Copy out each line that includes the word "this".

____ Record list

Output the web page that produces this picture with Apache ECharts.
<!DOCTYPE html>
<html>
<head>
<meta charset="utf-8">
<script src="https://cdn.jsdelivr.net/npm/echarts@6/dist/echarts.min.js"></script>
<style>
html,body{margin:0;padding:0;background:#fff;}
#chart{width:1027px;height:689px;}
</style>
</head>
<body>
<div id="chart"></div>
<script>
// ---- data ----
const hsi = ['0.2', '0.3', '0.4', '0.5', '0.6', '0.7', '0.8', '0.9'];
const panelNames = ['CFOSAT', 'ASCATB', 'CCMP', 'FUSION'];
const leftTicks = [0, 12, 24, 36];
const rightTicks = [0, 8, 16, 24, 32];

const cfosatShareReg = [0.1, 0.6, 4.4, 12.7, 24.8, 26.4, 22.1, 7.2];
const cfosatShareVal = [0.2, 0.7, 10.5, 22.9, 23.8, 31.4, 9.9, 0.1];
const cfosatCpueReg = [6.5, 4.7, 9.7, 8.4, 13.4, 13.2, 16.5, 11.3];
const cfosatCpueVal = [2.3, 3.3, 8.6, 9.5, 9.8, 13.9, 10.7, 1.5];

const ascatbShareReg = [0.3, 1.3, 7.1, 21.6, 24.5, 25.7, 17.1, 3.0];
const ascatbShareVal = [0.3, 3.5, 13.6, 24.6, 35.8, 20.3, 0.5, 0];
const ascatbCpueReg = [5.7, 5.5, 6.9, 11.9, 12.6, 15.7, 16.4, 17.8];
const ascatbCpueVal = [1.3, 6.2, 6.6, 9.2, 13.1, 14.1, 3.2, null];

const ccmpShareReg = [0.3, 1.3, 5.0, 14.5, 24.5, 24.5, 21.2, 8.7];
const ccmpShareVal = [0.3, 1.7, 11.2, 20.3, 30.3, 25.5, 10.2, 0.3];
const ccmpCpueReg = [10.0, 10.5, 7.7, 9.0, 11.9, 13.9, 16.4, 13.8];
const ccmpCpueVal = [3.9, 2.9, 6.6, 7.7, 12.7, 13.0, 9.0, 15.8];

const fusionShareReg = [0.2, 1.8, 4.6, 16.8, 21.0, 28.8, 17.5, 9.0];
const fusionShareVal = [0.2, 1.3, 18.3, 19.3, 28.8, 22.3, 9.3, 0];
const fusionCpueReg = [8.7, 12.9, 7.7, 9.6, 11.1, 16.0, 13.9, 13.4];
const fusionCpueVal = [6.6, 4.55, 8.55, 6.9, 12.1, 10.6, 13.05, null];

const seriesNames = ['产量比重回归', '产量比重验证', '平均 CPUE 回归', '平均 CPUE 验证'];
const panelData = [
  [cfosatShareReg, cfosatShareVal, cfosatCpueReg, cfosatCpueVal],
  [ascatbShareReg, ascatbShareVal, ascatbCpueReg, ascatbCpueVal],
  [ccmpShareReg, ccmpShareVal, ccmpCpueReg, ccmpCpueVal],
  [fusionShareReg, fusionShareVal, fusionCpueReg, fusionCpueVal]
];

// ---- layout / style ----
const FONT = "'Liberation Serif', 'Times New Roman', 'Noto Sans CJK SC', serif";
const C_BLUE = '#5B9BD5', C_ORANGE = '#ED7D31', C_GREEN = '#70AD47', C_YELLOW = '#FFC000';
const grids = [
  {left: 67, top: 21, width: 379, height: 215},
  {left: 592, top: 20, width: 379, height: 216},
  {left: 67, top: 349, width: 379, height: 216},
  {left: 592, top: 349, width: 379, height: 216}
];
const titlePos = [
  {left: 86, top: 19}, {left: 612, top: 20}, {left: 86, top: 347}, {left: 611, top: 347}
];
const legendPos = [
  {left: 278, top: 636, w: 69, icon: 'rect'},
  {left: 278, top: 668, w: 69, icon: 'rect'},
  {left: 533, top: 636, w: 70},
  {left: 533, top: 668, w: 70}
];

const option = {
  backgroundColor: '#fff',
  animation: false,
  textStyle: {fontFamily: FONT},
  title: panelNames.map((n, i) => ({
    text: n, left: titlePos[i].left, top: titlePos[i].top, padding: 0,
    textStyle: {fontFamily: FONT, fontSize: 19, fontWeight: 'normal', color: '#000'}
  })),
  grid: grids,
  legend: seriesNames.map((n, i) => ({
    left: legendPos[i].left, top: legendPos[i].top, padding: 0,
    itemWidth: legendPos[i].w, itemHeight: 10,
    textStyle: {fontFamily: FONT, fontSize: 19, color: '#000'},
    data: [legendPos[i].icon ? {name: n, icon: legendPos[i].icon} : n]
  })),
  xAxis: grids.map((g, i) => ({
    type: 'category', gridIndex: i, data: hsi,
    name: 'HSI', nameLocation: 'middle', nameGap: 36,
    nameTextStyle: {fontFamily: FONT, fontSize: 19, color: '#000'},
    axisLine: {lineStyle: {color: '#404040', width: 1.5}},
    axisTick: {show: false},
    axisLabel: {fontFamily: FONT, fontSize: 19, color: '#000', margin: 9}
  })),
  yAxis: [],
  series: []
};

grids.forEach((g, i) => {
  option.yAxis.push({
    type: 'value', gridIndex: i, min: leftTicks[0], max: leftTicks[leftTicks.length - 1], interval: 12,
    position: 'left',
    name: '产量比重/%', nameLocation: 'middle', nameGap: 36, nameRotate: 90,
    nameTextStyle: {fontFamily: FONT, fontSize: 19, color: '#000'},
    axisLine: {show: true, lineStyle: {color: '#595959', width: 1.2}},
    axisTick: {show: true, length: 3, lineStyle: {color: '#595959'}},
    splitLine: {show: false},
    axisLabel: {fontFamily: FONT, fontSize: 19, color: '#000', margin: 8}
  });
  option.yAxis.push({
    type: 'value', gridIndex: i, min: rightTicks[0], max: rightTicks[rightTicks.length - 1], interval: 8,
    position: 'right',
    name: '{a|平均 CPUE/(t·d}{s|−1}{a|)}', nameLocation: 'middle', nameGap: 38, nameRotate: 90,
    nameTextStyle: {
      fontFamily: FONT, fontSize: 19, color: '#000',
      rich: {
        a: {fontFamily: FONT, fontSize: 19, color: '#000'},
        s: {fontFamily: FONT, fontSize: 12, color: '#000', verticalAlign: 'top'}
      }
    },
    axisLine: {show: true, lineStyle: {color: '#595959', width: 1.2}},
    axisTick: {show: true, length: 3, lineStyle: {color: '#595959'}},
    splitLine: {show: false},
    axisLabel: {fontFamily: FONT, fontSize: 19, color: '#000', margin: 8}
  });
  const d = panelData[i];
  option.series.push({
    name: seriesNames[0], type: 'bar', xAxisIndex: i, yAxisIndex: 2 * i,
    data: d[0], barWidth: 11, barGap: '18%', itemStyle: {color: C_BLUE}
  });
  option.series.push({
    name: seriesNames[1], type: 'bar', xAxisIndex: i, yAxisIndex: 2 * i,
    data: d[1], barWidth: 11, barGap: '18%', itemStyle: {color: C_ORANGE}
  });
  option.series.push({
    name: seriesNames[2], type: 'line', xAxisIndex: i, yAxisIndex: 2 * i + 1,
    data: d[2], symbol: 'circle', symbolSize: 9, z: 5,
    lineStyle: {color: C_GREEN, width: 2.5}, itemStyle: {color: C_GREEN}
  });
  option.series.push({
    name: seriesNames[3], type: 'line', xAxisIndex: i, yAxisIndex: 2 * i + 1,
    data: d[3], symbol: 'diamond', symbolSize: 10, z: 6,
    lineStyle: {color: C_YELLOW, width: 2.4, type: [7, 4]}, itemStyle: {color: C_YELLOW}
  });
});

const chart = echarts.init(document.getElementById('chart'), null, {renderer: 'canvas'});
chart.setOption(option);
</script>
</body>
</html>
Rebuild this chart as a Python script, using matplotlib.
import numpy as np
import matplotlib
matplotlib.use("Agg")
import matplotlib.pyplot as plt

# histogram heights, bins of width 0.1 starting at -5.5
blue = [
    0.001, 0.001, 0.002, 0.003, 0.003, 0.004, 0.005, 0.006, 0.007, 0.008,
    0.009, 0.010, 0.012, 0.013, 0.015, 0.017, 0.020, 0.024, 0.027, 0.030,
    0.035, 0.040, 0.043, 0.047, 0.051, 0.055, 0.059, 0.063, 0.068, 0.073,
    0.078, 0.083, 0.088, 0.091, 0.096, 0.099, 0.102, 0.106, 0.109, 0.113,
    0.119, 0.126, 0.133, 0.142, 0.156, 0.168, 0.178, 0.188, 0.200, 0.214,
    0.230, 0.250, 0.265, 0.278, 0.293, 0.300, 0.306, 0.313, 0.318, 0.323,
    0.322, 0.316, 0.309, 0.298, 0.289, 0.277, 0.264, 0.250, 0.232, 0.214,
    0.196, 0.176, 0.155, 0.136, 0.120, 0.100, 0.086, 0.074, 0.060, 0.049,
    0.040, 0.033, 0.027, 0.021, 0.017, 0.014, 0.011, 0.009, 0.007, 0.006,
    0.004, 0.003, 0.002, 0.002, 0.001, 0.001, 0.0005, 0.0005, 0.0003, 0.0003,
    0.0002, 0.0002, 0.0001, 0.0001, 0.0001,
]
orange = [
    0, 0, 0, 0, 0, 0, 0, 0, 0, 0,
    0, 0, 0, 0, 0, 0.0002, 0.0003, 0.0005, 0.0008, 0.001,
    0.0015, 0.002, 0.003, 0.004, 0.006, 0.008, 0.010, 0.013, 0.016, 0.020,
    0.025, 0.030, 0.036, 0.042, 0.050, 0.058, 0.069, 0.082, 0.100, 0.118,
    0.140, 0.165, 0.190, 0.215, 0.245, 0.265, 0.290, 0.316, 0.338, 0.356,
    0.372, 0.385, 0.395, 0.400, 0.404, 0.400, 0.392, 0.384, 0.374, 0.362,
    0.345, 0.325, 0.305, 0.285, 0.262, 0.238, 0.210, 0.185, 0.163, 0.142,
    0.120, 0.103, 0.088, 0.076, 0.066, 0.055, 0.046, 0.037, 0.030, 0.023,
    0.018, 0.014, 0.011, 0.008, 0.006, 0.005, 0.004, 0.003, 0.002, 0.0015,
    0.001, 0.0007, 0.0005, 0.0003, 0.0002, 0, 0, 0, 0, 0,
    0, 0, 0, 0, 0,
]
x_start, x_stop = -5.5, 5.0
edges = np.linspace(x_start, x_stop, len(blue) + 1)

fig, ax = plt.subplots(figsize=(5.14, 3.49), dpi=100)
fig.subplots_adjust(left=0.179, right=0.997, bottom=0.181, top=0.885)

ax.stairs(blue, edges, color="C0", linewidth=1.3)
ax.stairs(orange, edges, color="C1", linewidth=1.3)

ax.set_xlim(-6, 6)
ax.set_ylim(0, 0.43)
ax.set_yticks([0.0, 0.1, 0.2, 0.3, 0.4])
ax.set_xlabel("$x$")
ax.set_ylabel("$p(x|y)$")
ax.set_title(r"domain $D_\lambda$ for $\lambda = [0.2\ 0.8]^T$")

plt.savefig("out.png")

________

▶ _Reply_
Output the web page that produces this picture with Apache ECharts.
Rebuild this chart as a Python script, using matplotlib.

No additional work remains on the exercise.